• **Your task**: Please transcribe the listing below in full and word for word, without its pictures.

— BEGIN Dataset section —

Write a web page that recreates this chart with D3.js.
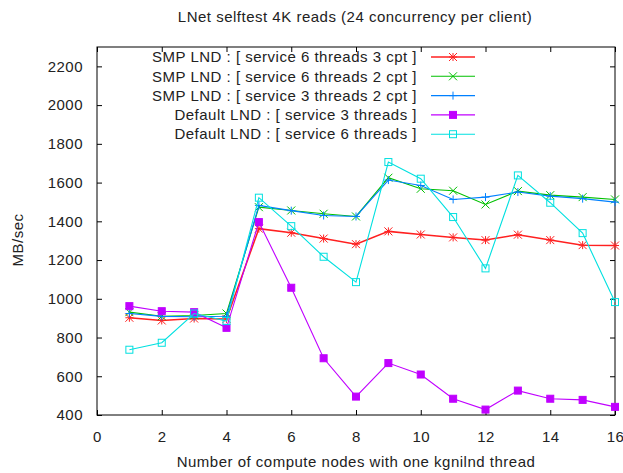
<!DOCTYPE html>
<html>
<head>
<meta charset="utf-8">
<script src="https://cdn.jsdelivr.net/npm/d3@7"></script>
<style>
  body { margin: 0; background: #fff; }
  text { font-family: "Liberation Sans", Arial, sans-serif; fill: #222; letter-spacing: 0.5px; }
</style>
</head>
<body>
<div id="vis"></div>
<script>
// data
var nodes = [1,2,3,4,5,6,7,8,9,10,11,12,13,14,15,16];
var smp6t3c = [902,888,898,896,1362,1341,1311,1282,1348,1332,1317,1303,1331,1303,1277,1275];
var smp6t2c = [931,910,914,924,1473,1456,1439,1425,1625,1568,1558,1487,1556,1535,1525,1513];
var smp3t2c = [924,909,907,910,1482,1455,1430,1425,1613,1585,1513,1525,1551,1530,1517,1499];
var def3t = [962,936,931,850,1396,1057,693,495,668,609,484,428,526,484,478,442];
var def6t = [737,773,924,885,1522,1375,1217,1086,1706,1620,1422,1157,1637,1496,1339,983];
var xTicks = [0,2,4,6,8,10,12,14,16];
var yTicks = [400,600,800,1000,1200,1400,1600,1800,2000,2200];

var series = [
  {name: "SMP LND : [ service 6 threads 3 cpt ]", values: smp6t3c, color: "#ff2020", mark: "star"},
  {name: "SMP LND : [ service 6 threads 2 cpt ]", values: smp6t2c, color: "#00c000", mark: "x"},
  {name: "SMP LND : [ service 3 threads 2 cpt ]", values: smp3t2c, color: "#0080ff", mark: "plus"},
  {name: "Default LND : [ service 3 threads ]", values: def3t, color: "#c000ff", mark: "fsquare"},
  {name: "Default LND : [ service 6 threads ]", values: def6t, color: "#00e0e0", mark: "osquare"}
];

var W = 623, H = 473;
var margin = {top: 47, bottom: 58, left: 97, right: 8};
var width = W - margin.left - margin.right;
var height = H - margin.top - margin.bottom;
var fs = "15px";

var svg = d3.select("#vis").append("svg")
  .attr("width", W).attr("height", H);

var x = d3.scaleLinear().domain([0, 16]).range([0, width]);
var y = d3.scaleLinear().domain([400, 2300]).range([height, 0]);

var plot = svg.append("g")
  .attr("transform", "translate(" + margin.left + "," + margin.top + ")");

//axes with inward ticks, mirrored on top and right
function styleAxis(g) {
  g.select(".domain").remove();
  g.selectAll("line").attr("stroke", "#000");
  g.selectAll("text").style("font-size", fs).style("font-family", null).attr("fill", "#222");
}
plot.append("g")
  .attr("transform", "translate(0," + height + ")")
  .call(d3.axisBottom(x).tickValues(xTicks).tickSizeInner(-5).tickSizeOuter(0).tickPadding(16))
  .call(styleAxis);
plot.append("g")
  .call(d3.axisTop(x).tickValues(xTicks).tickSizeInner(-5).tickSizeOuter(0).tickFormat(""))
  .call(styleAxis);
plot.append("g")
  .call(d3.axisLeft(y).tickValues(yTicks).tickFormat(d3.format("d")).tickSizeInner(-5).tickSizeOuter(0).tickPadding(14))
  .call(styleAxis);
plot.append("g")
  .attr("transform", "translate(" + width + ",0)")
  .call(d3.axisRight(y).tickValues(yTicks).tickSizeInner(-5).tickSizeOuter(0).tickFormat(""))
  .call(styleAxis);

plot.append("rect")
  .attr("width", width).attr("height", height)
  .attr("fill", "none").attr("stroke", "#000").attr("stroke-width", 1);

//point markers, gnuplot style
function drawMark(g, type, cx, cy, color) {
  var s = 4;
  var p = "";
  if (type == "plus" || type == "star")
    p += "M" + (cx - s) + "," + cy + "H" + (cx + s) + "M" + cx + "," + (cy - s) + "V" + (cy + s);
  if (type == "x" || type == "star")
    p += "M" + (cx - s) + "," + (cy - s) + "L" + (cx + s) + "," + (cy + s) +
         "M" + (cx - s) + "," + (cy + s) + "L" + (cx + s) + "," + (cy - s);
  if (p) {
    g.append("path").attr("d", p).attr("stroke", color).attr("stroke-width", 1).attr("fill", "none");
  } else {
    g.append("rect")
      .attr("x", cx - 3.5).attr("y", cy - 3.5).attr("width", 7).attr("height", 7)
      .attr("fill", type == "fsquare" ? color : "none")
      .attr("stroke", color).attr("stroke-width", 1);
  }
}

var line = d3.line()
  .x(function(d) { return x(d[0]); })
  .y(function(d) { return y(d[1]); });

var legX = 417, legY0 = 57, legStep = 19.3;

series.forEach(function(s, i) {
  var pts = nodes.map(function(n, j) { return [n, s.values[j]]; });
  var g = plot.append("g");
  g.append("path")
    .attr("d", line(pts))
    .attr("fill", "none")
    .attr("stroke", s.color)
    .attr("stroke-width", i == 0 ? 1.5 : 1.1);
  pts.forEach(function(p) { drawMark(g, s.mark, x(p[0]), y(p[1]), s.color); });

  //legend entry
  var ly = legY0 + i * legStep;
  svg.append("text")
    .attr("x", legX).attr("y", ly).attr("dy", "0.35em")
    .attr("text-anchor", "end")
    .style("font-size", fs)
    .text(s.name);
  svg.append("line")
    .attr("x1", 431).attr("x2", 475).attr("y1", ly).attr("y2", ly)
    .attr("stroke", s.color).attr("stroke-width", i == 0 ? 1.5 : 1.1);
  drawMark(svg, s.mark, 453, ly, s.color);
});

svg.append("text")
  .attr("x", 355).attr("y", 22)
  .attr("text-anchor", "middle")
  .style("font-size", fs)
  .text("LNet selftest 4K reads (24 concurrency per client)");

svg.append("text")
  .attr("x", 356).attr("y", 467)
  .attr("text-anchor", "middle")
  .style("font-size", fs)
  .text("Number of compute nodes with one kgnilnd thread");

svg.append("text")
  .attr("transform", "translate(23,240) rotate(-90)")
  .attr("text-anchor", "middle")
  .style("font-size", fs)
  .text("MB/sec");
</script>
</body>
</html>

— END Dataset section —

• **Correct answer**:
Write a web page that recreates this chart with D3.js.
<!DOCTYPE html>
<html>
<head>
<meta charset="utf-8">
<script src="https://cdn.jsdelivr.net/npm/d3@7"></script>
<style>
  body { margin: 0; background: #fff; }
  text { font-family: "Liberation Sans", Arial, sans-serif; fill: #222; letter-spacing: 0.5px; }
</style>
</head>
<body>
<div id="vis"></div>
<script>
// data
var nodes = [1,2,3,4,5,6,7,8,9,10,11,12,13,14,15,16];
var smp6t3c = [902,888,898,896,1362,1341,1311,1282,1348,1332,1317,1303,1331,1303,1277,1275];
var smp6t2c = [931,910,914,924,1473,1456,1439,1425,1625,1568,1558,1487,1556,1535,1525,1513];
var smp3t2c = [924,909,907,910,1482,1455,1430,1425,1613,1585,1513,1525,1551,1530,1517,1499];
var def3t = [962,936,931,850,1396,1057,693,495,668,609,484,428,526,484,478,442];
var def6t = [737,773,924,885,1522,1375,1217,1086,1706,1620,1422,1157,1637,1496,1339,983];
var xTicks = [0,2,4,6,8,10,12,14,16];
var yTicks = [400,600,800,1000,1200,1400,1600,1800,2000,2200];

var series = [
  {name: "SMP LND : [ service 6 threads 3 cpt ]", values: smp6t3c, color: "#ff2020", mark: "star"},
  {name: "SMP LND : [ service 6 threads 2 cpt ]", values: smp6t2c, color: "#00c000", mark: "x"},
  {name: "SMP LND : [ service 3 threads 2 cpt ]", values: smp3t2c, color: "#0080ff", mark: "plus"},
  {name: "Default LND : [ service 3 threads ]", values: def3t, color: "#c000ff", mark: "fsquare"},
  {name: "Default LND : [ service 6 threads ]", values: def6t, color: "#00e0e0", mark: "osquare"}
];

var W = 623, H = 473;
var margin = {top: 47, bottom: 58, left: 97, right: 8};
var width = W - margin.left - margin.right;
var height = H - margin.top - margin.bottom;
var fs = "15px";

var svg = d3.select("#vis").append("svg")
  .attr("width", W).attr("height", H);

var x = d3.scaleLinear().domain([0, 16]).range([0, width]);
var y = d3.scaleLinear().domain([400, 2300]).range([height, 0]);

var plot = svg.append("g")
  .attr("transform", "translate(" + margin.left + "," + margin.top + ")");

//axes with inward ticks, mirrored on top and right
function styleAxis(g) {
  g.select(".domain").remove();
  g.selectAll("line").attr("stroke", "#000");
  g.selectAll("text").style("font-size", fs).style("font-family", null).attr("fill", "#222");
}
plot.append("g")
  .attr("transform", "translate(0," + height + ")")
  .call(d3.axisBottom(x).tickValues(xTicks).tickSizeInner(-5).tickSizeOuter(0).tickPadding(16))
  .call(styleAxis);
plot.append("g")
  .call(d3.axisTop(x).tickValues(xTicks).tickSizeInner(-5).tickSizeOuter(0).tickFormat(""))
  .call(styleAxis);
plot.append("g")
  .call(d3.axisLeft(y).tickValues(yTicks).tickFormat(d3.format("d")).tickSizeInner(-5).tickSizeOuter(0).tickPadding(14))
  .call(styleAxis);
plot.append("g")
  .attr("transform", "translate(" + width + ",0)")
  .call(d3.axisRight(y).tickValues(yTicks).tickSizeInner(-5).tickSizeOuter(0).tickFormat(""))
  .call(styleAxis);

plot.append("rect")
  .attr("width", width).attr("height", height)
  .attr("fill", "none").attr("stroke", "#000").attr("stroke-width", 1);

//point markers, gnuplot style
function drawMark(g, type, cx, cy, color) {
  var s = 4;
  var p = "";
  if (type == "plus" || type == "star")
    p += "M" + (cx - s) + "," + cy + "H" + (cx + s) + "M" + cx + "," + (cy - s) + "V" + (cy + s);
  if (type == "x" || type == "star")
    p += "M" + (cx - s) + "," + (cy - s) + "L" + (cx + s) + "," + (cy + s) +
         "M" + (cx - s) + "," + (cy + s) + "L" + (cx + s) + "," + (cy - s);
  if (p) {
    g.append("path").attr("d", p).attr("stroke", color).attr("stroke-width", 1).attr("fill", "none");
  } else {
    g.append("rect")
      .attr("x", cx - 3.5).attr("y", cy - 3.5).attr("width", 7).attr("height", 7)
      .attr("fill", type == "fsquare" ? color : "none")
      .attr("stroke", color).attr("stroke-width", 1);
  }
}

var line = d3.line()
  .x(function(d) { return x(d[0]); })
  .y(function(d) { return y(d[1]); });

var legX = 417, legY0 = 57, legStep = 19.3;

series.forEach(function(s, i) {
  var pts = nodes.map(function(n, j) { return [n, s.values[j]]; });
  var g = plot.append("g");
  g.append("path")
    .attr("d", line(pts))
    .attr("fill", "none")
    .attr("stroke", s.color)
    .attr("stroke-width", i == 0 ? 1.5 : 1.1);
  pts.forEach(function(p) { drawMark(g, s.mark, x(p[0]), y(p[1]), s.color); });

  //legend entry
  var ly = legY0 + i * legStep;
  svg.append("text")
    .attr("x", legX).attr("y", ly).attr("dy", "0.35em")
    .attr("text-anchor", "end")
    .style("font-size", fs)
    .text(s.name);
  svg.append("line")
    .attr("x1", 431).attr("x2", 475).attr("y1", ly).attr("y2", ly)
    .attr("stroke", s.color).attr("stroke-width", i == 0 ? 1.5 : 1.1);
  drawMark(svg, s.mark, 453, ly, s.color);
});

svg.append("text")
  .attr("x", 355).attr("y", 22)
  .attr("text-anchor", "middle")
  .style("font-size", fs)
  .text("LNet selftest 4K reads (24 concurrency per client)");

svg.append("text")
  .attr("x", 356).attr("y", 467)
  .attr("text-anchor", "middle")
  .style("font-size", fs)
  .text("Number of compute nodes with one kgnilnd thread");

svg.append("text")
  .attr("transform", "translate(23,240) rotate(-90)")
  .attr("text-anchor", "middle")
  .style("font-size", fs)
  .text("MB/sec");
</script>
</body>
</html>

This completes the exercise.